One of the most important books that informed my understanding of conservatism was The Conservative Intellectual Movement in America Since 1945 by George Nash. City Journal has an interesting article about  "George H. Nash: Conservatism’s Historian." Nash has recently published a new book, Reappraising the Right, in which he observes that:
By the 1990s...the movement had come to resemble a hand, with each digit representing a different branch of the broad conservative coalition. Here is how he describes the conservative movement:
[Conservatism] is a coalition of five distinct parts: 1) libertarians apprehensive of the threat of overweening government and the welfare state to individual liberty and free-market capitalism; 2) “traditionalist” conservatives, appalled by the weakening of the ethical norms and institutional foundations of American society at the hands of secular, relativistic liberalism; 3) anti-communist cold warriors, convinced that America was increasingly imperiled by an evil empire seeking the conquest of the world; 4) neoconservatives—disillusioned men and women of the left who had been “mugged by reality” and were gravitating toward the conservative camp; and 5) the Religious Right, traumatized by the moral wreckage unleashed upon America by the courts and by the culture wars of the 1960s and 1970s.

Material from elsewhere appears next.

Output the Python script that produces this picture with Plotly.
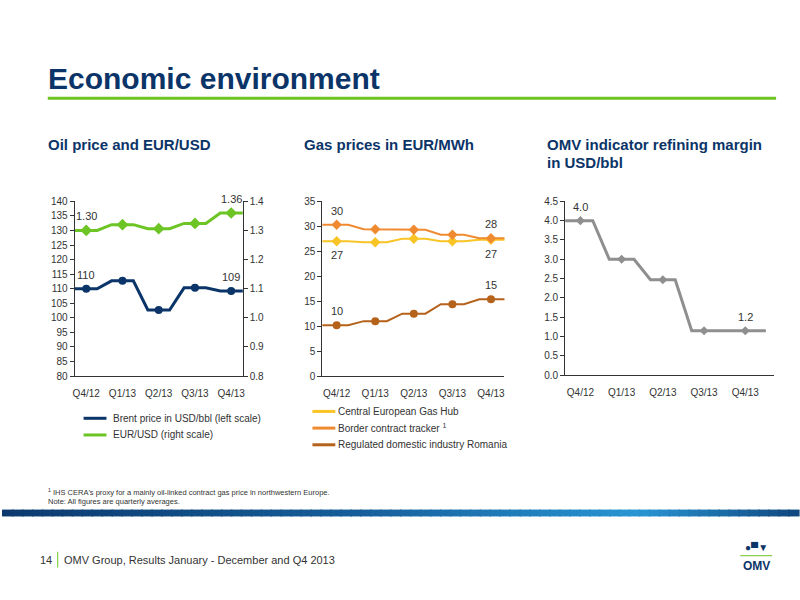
import plotly.graph_objects as go

quarters = ["Q4/12", "Q1/13", "Q2/13", "Q3/13", "Q4/13"]
brent = [110, 112.7, 102.7, 110.3, 109.2]
eurusd = [1.30, 1.32, 1.306, 1.324, 1.36]
gas_ceg = [27.0, 26.8, 27.5, 27.0, 27.3]
gas_border = [30.3, 29.4, 29.3, 28.3, 27.6]
gas_rom = [10.2, 11.0, 12.5, 14.4, 15.4]
margin = [4.0, 3.0, 2.47, 1.15, 1.15]

W, H = 800, 600
def px(x): return x / W
def py(y): return 1 - y / H

NAVY = "#0b3468"; GREEN = "#6cc524"; YEL = "#f8c426"; ORG = "#f08a30"; BRN = "#b5621b"; GREY = "#8f8f8f"
FONT = "Liberation Sans"
NARROW = "Liberation Sans Narrow, Liberation Sans"

def step(vals, h=0.3):
    xs, ys = [], []
    for i, v in enumerate(vals):
        xs += [i - h, i + h]
        ys += [v, v]
    xs[0] = -0.5; xs[-1] = len(vals) - 0.5
    return xs, ys

fig = go.Figure()
def add(vals, color, xa, ya, sym, w=3, ms=8):
    xs, ys = step(vals)
    fig.add_trace(go.Scatter(x=xs, y=ys, mode="lines", line=dict(color=color, width=w), xaxis=xa, yaxis=ya, showlegend=False, hoverinfo="skip"))
    fig.add_trace(go.Scatter(x=list(range(len(vals))), y=vals, mode="markers", marker=dict(color=color, size=ms, symbol=sym), xaxis=xa, yaxis=ya, showlegend=False))

add(eurusd, GREEN, "x", "y2", "diamond", 3, 9)
add(brent, NAVY, "x", "y", "circle", 3, 8)
add(gas_ceg, YEL, "x2", "y3", "diamond", 2, 8)
add(gas_border, ORG, "x2", "y3", "diamond", 2, 8)
add(gas_rom, BRN, "x2", "y3", "circle", 2, 8)
add(margin, GREY, "x3", "y4", "diamond", 3, 7)

tickf = dict(family=FONT, size=10, color="#333")
ax = dict(tickmode="array", tickvals=list(range(5)), ticktext=quarters, showgrid=False, zeroline=False,
          showline=True, linecolor="#333", ticks="outside", ticklen=8, tickcolor="rgba(0,0,0,0)", tickfont=tickf)
ay = dict(showgrid=False, zeroline=False, showline=True, linecolor="#333", ticks="outside", ticklen=4, tickcolor="#333", tickfont=tickf)

fig.update_layout(
    width=W, height=H, margin=dict(l=0, r=0, t=0, b=0), paper_bgcolor="white", plot_bgcolor="white",
    xaxis=dict(ax, domain=[px(73), px(242)], range=[-0.32, 4.32], anchor="y"),
    yaxis=dict(ay, domain=[py(378), py(200)], range=[80, 140], dtick=5, anchor="x"),
    yaxis2=dict(ay, range=[0.8, 1.4], dtick=0.1, tickformat=".1f", overlaying="y", side="right", anchor="x"),
    xaxis2=dict(ax, domain=[px(322), px(505)], range=[-0.37, 4.35], anchor="y3"),
    yaxis3=dict(ay, domain=[py(378), py(200)], range=[0, 35], dtick=5, anchor="x2"),
    xaxis3=dict(ax, domain=[px(566), px(776)], range=[-0.37, 4.7], anchor="y4"),
    yaxis4=dict(ay, domain=[py(377), py(200)], range=[0, 4.5], dtick=0.5, tickformat=".1f", anchor="x3"),
)

anns = []
def lab(x, y, t, xr, yr, yshift):
    anns.append(dict(x=x, y=y, xref=xr, yref=yr, text=t, showarrow=False, yshift=yshift,
                     font=dict(family=FONT, size=11, color="#333")))
lab(0, eurusd[0], "1.30", "x", "y2", 14); lab(4, eurusd[4], "1.36", "x", "y2", 14)
lab(0, brent[0], "110", "x", "y", 14); lab(4, brent[4], "109", "x", "y", 14)
lab(0, gas_border[0], "30", "x2", "y3", 14); lab(4, gas_border[4], "28", "x2", "y3", 14)
lab(0, gas_ceg[0], "27", "x2", "y3", -14); lab(4, gas_ceg[4], "27", "x2", "y3", -14)
lab(0, gas_rom[0], "10", "x2", "y3", 14); lab(4, gas_rom[4], "15", "x2", "y3", 14)
lab(0, margin[0], "4.0", "x3", "y4", 14); lab(4, margin[4], "1.2", "x3", "y4", 14)

def txt(x, y, t, size, color="#333", bold=False, anchor="left", fam=FONT):
    anns.append(dict(x=px(x), y=py(y), xref="paper", yref="paper", text=("<b>%s</b>" % t) if bold else t,
                     showarrow=False, xanchor=anchor, yanchor="middle",
                     font=dict(family=fam, size=size, color=color)))
txt(44, 75, "Economic environment", 30, NAVY, True, fam=NARROW)
txt(44, 142, "Oil price and EUR/USD", 15, NAVY, True, fam=NARROW)
txt(302, 142, "Gas prices in EUR/MWh", 15, NAVY, True, fam=NARROW)
txt(546, 142, "OMV indicator refining margin", 15, NAVY, True, fam=NARROW)
txt(546, 160, "in USD/bbl", 15, NAVY, True, fam=NARROW)
txt(110, 421, "Brent price in USD/bbl (left scale)", 10)
txt(110, 438, "EUR/USD (right scale)", 10)
txt(336, 414, "Central European Gas Hub", 10)
txt(336, 431, "Border contract tracker <sup>1</sup>", 10)
txt(336, 448, "Regulated domestic industry Romania", 10)
txt(44, 496, "<sup>1</sup> IHS CERA's proxy for a mainly oil-linked contract gas price in northwestern Europe.", 7.5, fam=NARROW)
txt(44, 506, "Note: All figures are quarterly averages.", 7.5, fam=NARROW)
txt(36, 565, "14", 11, fam=NARROW)
txt(60, 565, "OMV Group, Results January - December and Q4 2013", 11, fam=NARROW)
txt(758, 571, "<b>OMV</b>", 12, NAVY, False, "center")
txt(758, 552, "<b>●▀▼</b>", 10, NAVY, False, "center")
fig.update_layout(annotations=anns)

shapes = [dict(type="line", xref="paper", yref="paper", x0=px(46), x1=px(778), y0=py(95), y1=py(95), line=dict(color=GREEN, width=3)),
          dict(type="line", xref="paper", yref="paper", x0=px(56), x1=px(56), y0=py(557), y1=py(573), line=dict(color=GREEN, width=1)),
          dict(type="line", xref="paper", yref="paper", x0=px(742), x1=px(774), y0=py(561), y1=py(561), line=dict(color=GREEN, width=1))]
for (y, c) in [(421, NAVY), (438, GREEN), (414, YEL), (431, ORG), (448, BRN)]:
    x0 = 82 if y in (421, 438) else 312
    shapes.append(dict(type="line", xref="paper", yref="paper", x0=px(x0), x1=px(x0 + 23), y0=py(y), y1=py(y), line=dict(color=c, width=3)))
stops = [(0.0, (13, 58, 110)), (0.45, (22, 95, 155)), (0.8, (40, 150, 212)), (1.0, (16, 70, 125))]
N = 80
def col(t):
    for (a, ca), (b, cb) in zip(stops, stops[1:]):
        if a <= t <= b:
            f = (t - a) / (b - a)
            return "rgb(%d,%d,%d)" % tuple(int(ca[k] + (cb[k] - ca[k]) * f) for k in range(3))
for i in range(N):
    shapes.append(dict(type="rect", xref="paper", yref="paper", x0=i / N, x1=(i + 1) / N + 0.002, y0=py(521), y1=py(514),
                       line=dict(width=0), fillcolor=col((i + 0.5) / N), layer="below"))
fig.update_layout(shapes=shapes)

fig.write_html("out.html", config={"displayModeBar": False}, post_script="document.body.style.margin='0';")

Fusionism was an attempt, led by Frank Meyer of National Review, to reconcile the first two branches. It succeeded, at least insofar as it managed to establish a basic conservative consensus that combined a defense of Judeo-Christian values, support for capitalism, and—something all conservatives could agree on—anti-Communism. Nash’s own brand of fusionism accepts capitalism and the individual liberty on which it is based: “Liberty,” he avers, “is a vital component of what conservatives need to defend.” But liberty is not enough, and traditionalism complements libertarianism in answering a question that Nash finds central: “What kind of life should you lead once you are given freedom?” By emphasizing the importance of religious customs and the pursuit of personal virtue, traditionalists captured Nash’s sympathies.
That was the kind of conservatism that I believed in. That is the kind of conservative I still am. But, "Nash argues that Trump has shattered the fusionist consensus within conservatism. On every front, Nash claims, Trump has challenged or subverted the conservative orthodoxy. ...." I used to feel at home in what I thought of as the "Conservative Movement." I haven't felt that way since the upheaval in 2016. If you're interested in these kinds of questions you may find this interesting.